Alan Eckstein, Advertising and Marketing Communications ’12

I co-founded Timo Weiland, my first fashion label, when I was at FIT. I worked till 3 every night and woke up and went to class. It was a super creative time, because there were no limits. We did Timo for 11 years, until 2016, when we stopped.

I was broken by the industry. Capitalism makes it so that few designers can make clothing well. It’s all about scale, scale, scale. People are pushing to make clothing the quickest with the mentality that if it falls apart, it’s good, because it’s time to make something new. Does anyone need this stuff? Does anyone want it? And how long does it make you happy?
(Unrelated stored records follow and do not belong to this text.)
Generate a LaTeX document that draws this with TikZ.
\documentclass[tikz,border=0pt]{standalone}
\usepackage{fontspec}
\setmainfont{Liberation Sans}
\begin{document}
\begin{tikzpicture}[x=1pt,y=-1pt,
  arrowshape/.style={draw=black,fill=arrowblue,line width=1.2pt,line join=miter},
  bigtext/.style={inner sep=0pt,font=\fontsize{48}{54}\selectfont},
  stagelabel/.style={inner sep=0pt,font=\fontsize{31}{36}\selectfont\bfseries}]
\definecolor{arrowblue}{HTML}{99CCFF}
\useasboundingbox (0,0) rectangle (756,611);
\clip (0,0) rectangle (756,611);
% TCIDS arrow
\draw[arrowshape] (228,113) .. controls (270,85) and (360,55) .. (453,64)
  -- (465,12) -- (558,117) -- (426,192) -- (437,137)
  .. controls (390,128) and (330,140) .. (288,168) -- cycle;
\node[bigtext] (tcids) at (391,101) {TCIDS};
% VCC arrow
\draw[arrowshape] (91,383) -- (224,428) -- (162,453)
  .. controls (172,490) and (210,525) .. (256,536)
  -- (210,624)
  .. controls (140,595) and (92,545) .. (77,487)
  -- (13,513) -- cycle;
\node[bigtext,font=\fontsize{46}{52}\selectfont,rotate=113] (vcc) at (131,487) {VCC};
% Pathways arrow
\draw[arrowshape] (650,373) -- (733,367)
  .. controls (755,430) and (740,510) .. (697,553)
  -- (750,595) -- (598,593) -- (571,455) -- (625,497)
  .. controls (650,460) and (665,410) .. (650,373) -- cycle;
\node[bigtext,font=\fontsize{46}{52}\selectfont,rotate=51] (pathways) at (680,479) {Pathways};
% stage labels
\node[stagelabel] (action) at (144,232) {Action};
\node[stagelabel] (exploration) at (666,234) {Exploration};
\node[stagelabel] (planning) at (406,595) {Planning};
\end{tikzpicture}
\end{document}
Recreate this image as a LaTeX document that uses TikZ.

Everyone Wins, my new clothing line, came out of that. “Nothing new” is the idea. I buy vintage designer clothes and style them up with patches and other embellishments. I switch out the buttons, or I take two shirts of different colors and swap out the components to make color-blocked shirts. I also take Levi’s and Wrangler jeans from the ’70s, ’80s, and ’90s—they’re more durable than anything else on earth—and I wash, repair, and taper. When they’re done right, they’re so juicy.

Eckstein in the Everyone Wins studio.

I also started a furniture line, Somerset Studios, with the same ethos. I look to auctions and online for broken furniture, things that were made very well and got mismatched or overlooked because they’re filled with scratches or are missing hardware. I update them with new upholstery, I sand out the scratches and apply teak oil or search for missing parts. I’ve been taking all this Richard Schultz mesh outdoor furniture and repurposing it for indoors. There’s no scalable model in this business: I’m not going to become a millionaire. And I’m OK with that.

I just opened a huge store in Williamsburg, Somerset House, to sell both lines, along with rare exotic cars by my friend Rami Fetyani. I could never afford this space—the rent would be around $45,000 a month. But stores are in flux right now, so I found a landlord willing to do a revenue-sharing deal. I stage the space, and they get a percentage of sales until someone comes in who can afford the premium price tag. Everyone wins.